Dani me rassure en silence. La paroi est lisse, on voit les autres lémuriens en bas ; ils sont tout petits. Victor tremble de froid, il ne faut pas trop trainer. Pas trop le temps d'apprécier, au loin, les vertes collines bourguignonnes. On love les cordes comme on nous l'a appris, on les attache ensemble et on crie « Coooooooooorde » avant de les lancer l’une après l’autre. Elles se déploient comme un long lasso, une série de douces vagues avant de se tendre et de s'arrêter brusquement. Une des deux s'est coincée dans un arbre. On installe le reverso et le nœud autobloquant (Est-ce un prussik, un français ou un machard ? Souvenirs d'un long débat). 3 boucles ? 4 boucles ? Allez, va pour quatre.
On regarde Dani : « C'est bon ? » Il valide d'un hochement de tête et d'un sourire.

Victor s'élance, puis disparaît de ma vue. Après quelques minutes, les cordes se détendent. Un cri glisse le long de la paroi pour m'annoncer que c'est à mon tour.


À l’assaut des Dentelles de Montmirail

Arrivés en bas, nous n'avons qu'une envie : mettre en pratique ce qu'on vient d'apprendre. Nous repartons directement en quête d'une autre grande voie.
Celle que nous trouvons est tellement petite qu'on pourrait la faire en couenne. Mais qu'importe.
Victor part dans la première longueur. Je le rejoins au relais et c'est à mon tour de grimper en tête. Arrivé en haut, j'installe à mon tour le dispositif et je vérifie mille fois mon installation. Tout a l'air correct. Je l'invite à me rejoindre.
Seule ma tête dépasse du sommet de la falaise. Au loin, j'entends parler : des promeneurs qui profitent de la vue. Eux sont montés à pied par un petit chemin. Une petite fille arrive en courant devant moi : caché parmi les roches, elle ne m'aperçoit pas tout de suite. Elle a l'air ravie d'avoir pris de l'avance sur les adultes qui l'accompagnent. Elle soupire de satisfaction et tourne la tête vers le paysage, vers mon visage qui dépasse de la falaise. Tout à coup, elle me voit. Je lui fais coucou. Mi-surprise, mi-apeurée, elle repart en courant vers les adultes.

Victor arrive peu de temps après. Sérieux comme des enfants qui jouent à imiter les adultes, nous nous questionnons des dizaines de fois et nous doutons de notre installation pour le rappel. Sommes nous certains que c'est bon ?
Pour en être sûrs et certains, après tout... il faut tester. Arrivés en bas, les rêves de grandes voies montagnardes prennent forment dans nos têtes et dans nos bouches. Nous sourions.

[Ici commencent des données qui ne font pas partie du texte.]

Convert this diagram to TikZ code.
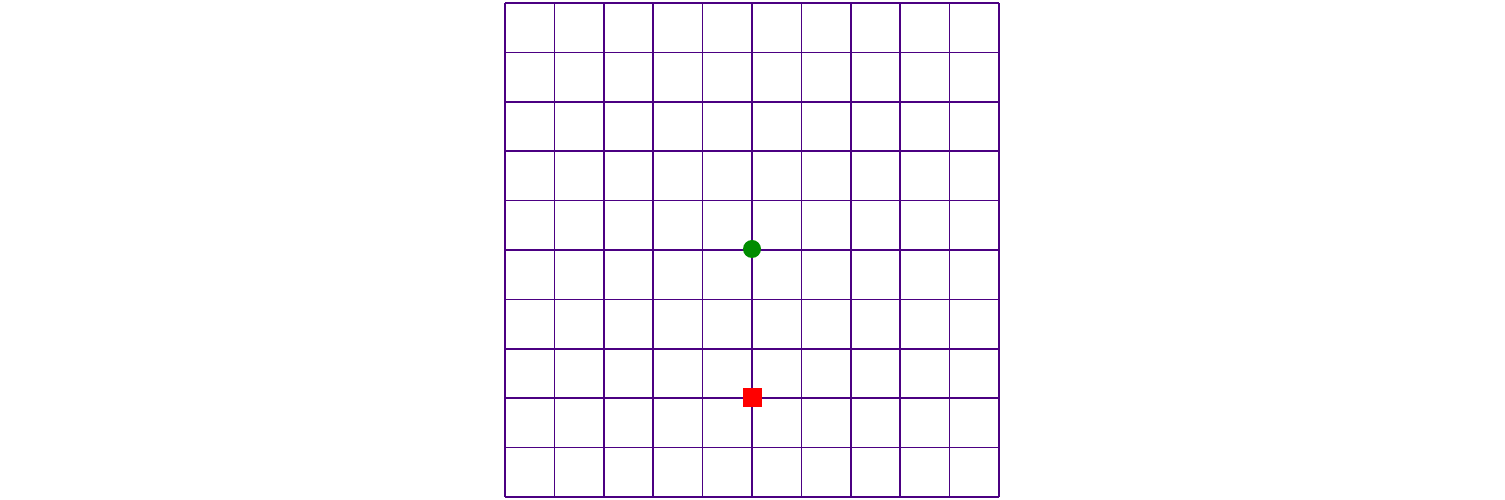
\documentclass[tikz,border=0pt]{standalone}
\definecolor{gridpurple}{RGB}{75,0,130}
\definecolor{dotgreen}{RGB}{0,140,0}
\begin{document}
\begin{tikzpicture}[x=1pt,y=1pt,
  gridline/.style={draw=gridpurple,line width=1.6pt},
  goaldot/.style={circle,fill=dotgreen,inner sep=0pt,minimum size=18pt},
  startsq/.style={rectangle,fill=red,inner sep=0pt,minimum size=19pt}]
\useasboundingbox (0,0) rectangle (1505,500);
\foreach \i in {0,...,10}{
  \draw[gridline] ({505+49.4*\i},3) -- ({505+49.4*\i},497);
  \draw[gridline] (505,{3+49.4*\i}) -- (999,{3+49.4*\i});
}
\node[goaldot] (goal) at (752,251) {};
\node[startsq] (start) at (752,102) {};
\end{tikzpicture}
\end{document}
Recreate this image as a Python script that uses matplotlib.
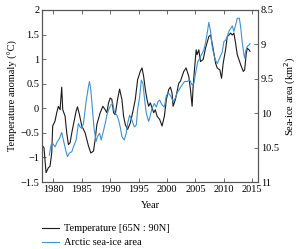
import numpy as np
import matplotlib
matplotlib.use("Agg")
import matplotlib.pyplot as plt

plt.rcParams['font.family'] = ['Liberation Serif', 'DejaVu Serif']
plt.rcParams['axes.unicode_minus'] = True

# Temperature anomaly [65N:90N] (degC)
temp_year = [1978.12, 1978.35, 1978.71, 1979.12, 1979.41, 1979.71, 1979.88, 1980.29, 1980.59, 1980.88,
             1981.18, 1981.47, 1981.65, 1982.06, 1982.35, 1982.65, 1982.94, 1983.24, 1983.53, 1984.00,
             1984.24, 1984.59, 1985.00, 1985.59, 1986.18, 1986.59, 1987.06, 1987.35, 1987.65, 1988.24,
             1988.71, 1989.12, 1989.41, 1989.71, 1990.00, 1990.29, 1990.59, 1990.88, 1991.29, 1991.65,
             1992.06, 1992.35, 1992.65, 1993.06, 1993.53, 1994.00, 1994.41, 1994.82, 1995.29, 1995.59,
             1995.88, 1996.18, 1996.47, 1996.76, 1997.06, 1997.65, 1997.94, 1998.24, 1998.71, 1999.12,
             1999.53, 1999.88, 2000.29, 2000.59, 2000.88, 2001.06, 2001.47, 2001.76, 2002.06, 2002.35,
             2002.94, 2003.35, 2003.82, 2004.12, 2004.41, 2004.59, 2004.82, 2005.12, 2005.29, 2005.59,
             2005.88, 2006.35, 2006.76, 2007.35, 2007.65, 2007.94, 2008.24, 2008.53, 2008.82, 2009.29,
             2009.59, 2009.88, 2010.29, 2010.59, 2010.88, 2011.18, 2011.47, 2011.76, 2012.06, 2012.35,
             2012.65, 2012.94, 2013.41, 2013.65, 2013.94, 2014.12, 2014.41, 2014.59]
temp_val = [-0.77, -0.80, -1.31, -1.21, -1.18, -0.91, -0.36, -0.26, -0.09, 0.04,
            -0.03, 0.43, -0.03, -0.16, -0.50, -0.74, -0.70, -0.50, -0.33, -0.06,
            0.03, -0.13, -0.36, -0.50, -0.77, -0.91, -0.87, -0.64, -0.33, -0.09,
            0.04, -0.03, -0.09, 0.11, 0.21, 0.18, -0.09, -0.13, 0.18, 0.39,
            0.18, -0.16, -0.33, -0.43, -0.30, -0.06, 0.18, 0.58, 0.75, 0.82,
            0.65, 0.38, 0.18, 0.04, 0.11, -0.09, -0.03, -0.16, -0.23, -0.36,
            -0.16, 0.18, 0.38, 0.43, 0.31, 0.04, 0.18, 0.34, 0.51, 0.55,
            0.75, 0.82, 0.65, 0.38, 0.04, 0.45, 0.78, 1.19, 1.09, 1.19,
            0.95, 0.99, 1.22, 1.46, 1.49, 1.32, 1.12, 0.92, 0.82, 0.78,
            0.61, 0.92, 1.19, 1.46, 1.49, 1.53, 1.49, 1.53, 1.32, 1.09,
            0.99, 0.89, 0.75, 0.78, 1.12, 1.22, 1.19, 1.16]

# Arctic sea-ice area (million km2)
ice_year = [1979.29, 1979.59, 1979.88, 1980.29, 1980.71, 1981.06, 1981.47, 1981.76, 1982.24, 1982.47,
            1982.82, 1983.24, 1983.53, 1984.00, 1984.41, 1984.71, 1985.00, 1985.29, 1985.76, 1986.18,
            1986.35, 1986.59, 1986.88, 1987.18, 1987.53, 1987.76, 1988.12, 1988.41, 1988.71, 1989.12,
            1989.41, 1989.71, 1990.12, 1990.47, 1990.71, 1991.18, 1991.47, 1991.76, 1992.06, 1992.47,
            1992.82, 1993.06, 1993.41, 1993.82, 1994.24, 1994.59, 1994.82, 1995.18, 1995.47, 1995.76,
            1996.06, 1996.35, 1996.76, 1997.06, 1997.35, 1997.76, 1998.12, 1998.41, 1998.71, 1999.12,
            1999.53, 1999.88, 2000.29, 2000.71, 2001.06, 2001.47, 2001.76, 2002.24, 2002.65, 2003.06,
            2003.53, 2004.00, 2004.41, 2004.71, 2005.06, 2005.41, 2005.76, 2006.18, 2006.47, 2006.76,
            2007.06, 2007.35, 2007.65, 2007.94, 2008.24, 2008.53, 2008.82, 2009.24, 2009.71, 2010.00,
            2010.29, 2010.59, 2010.88, 2011.18, 2011.47, 2011.76, 2012.06, 2012.35, 2012.71, 2012.94,
            2013.24, 2013.53, 2013.65, 2013.88, 2014.12, 2014.41, 2014.59]
ice_val = [10.61, 10.46, 10.44, 10.49, 10.41, 10.37, 10.28, 10.39, 10.56, 10.63,
           10.58, 10.56, 10.49, 10.39, 10.15, 10.20, 10.22, 10.15, 9.83, 9.61,
           9.54, 9.66, 9.95, 10.24, 10.41, 10.34, 10.29, 10.39, 10.29, 10.15,
           10.03, 9.95, 9.88, 9.86, 9.98, 10.03, 10.10, 10.20, 10.34, 10.39,
           10.29, 10.15, 10.03, 10.10, 10.20, 10.17, 9.95, 9.76, 9.52, 9.57,
           9.81, 10.00, 10.12, 10.03, 9.93, 9.86, 9.91, 9.83, 9.81, 9.88,
           9.91, 9.74, 9.71, 9.76, 9.83, 9.78, 9.71, 9.64, 9.59, 9.54,
           9.54, 9.52, 9.59, 9.57, 9.40, 9.25, 9.20, 9.13, 9.08, 8.98,
           8.84, 8.68, 8.81, 9.03, 9.15, 9.23, 9.28, 9.20, 9.11, 8.96,
           8.94, 8.89, 8.81, 8.77, 8.73, 8.81, 8.72, 8.62, 8.62, 8.74,
           8.98, 9.15, 9.20, 9.08, 9.03, 9.01, 8.99]

x_ticks = [1980, 1985, 1990, 1995, 2000, 2005, 2010, 2015]
left_ticks = [-1.5, -1, -0.5, 0, 0.5, 1, 1.5, 2]
right_ticks = [8.5, 9, 9.5, 10, 10.5, 11]

fs = 7.5
fig = plt.figure(figsize=(3.0, 2.49), dpi=100)
ax = fig.add_axes([0.14, 0.269, 0.72, 0.691])
ax2 = ax.twinx()

l1, = ax.plot(temp_year, temp_val, color='#1a1a1a', lw=0.8)
l2, = ax2.plot(ice_year, ice_val, color='#3d92d0', lw=0.8)

ax.set_xlim(1978, 2016)
ax.set_ylim(-1.5, 2)
ax2.set_ylim(11, 8.5)
ax.set_xticks(x_ticks)
ax.set_yticks(left_ticks)
ax.set_yticklabels(['\u22121.5', '\u22121', '\u22120.5', '0', '0.5', '1', '1.5', '2'])
ax2.set_yticks(right_ticks)
ax2.set_yticklabels(['8.5', '9', '9.5', '10', '10.5', '11'])

for a in (ax, ax2):
    for s in a.spines.values():
        s.set_color('#555555')
        s.set_linewidth(0.8)
ax.tick_params(axis='x', direction='in', top=True, length=3, width=0.6, labelsize=fs, pad=2, color='#555555')
ax.tick_params(axis='y', direction='in', length=3, width=0.6, labelsize=fs, pad=2, color='#555555')
ax2.tick_params(axis='y', direction='in', length=3, width=0.6, labelsize=fs, pad=2, color='#555555')

ax.set_xlabel('Year', fontsize=fs, labelpad=5)
ax.set_ylabel('Temperature anomaly (\u00b0C)', fontsize=fs, labelpad=2)
ax2.set_ylabel('Sea-ice area (km$^2$)', fontsize=fs, labelpad=3)

fig.legend([l1, l2], ['Temperature [65N : 90N]', 'Arctic sea-ice area'],
           loc='upper left', bbox_to_anchor=(0.14, 0.10), frameon=False,
           fontsize=fs, handlelength=1.6, handletextpad=0.55, labelspacing=0.45,
           borderaxespad=0, borderpad=0)

fig.savefig('out.png', dpi=100)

Le soir, dans notre gîte coincé entre un joli ruisseau et une haute falaise, à deux pas d'un lieu nommé le « Bout du monde », l'ivresse de la bière chasse l'ivresse des hauteurs. Chacun se raconte ses petites victoires de la journée, prépare dans une ambiance de joyeux bordel le repas du soir. Est-ce l'euphorie de la journée ou simplement le fait d'être bien, ensemble, qui dégage une impression de simplicité et de bien être collectif ? Des sourires semblent flotter sur toutes les lèvres. Certains rejoignent le dortoir en toute discrétion, relativement tôt, tandis que d'autres veillent jusqu'à plus soif au bord de la cheminée.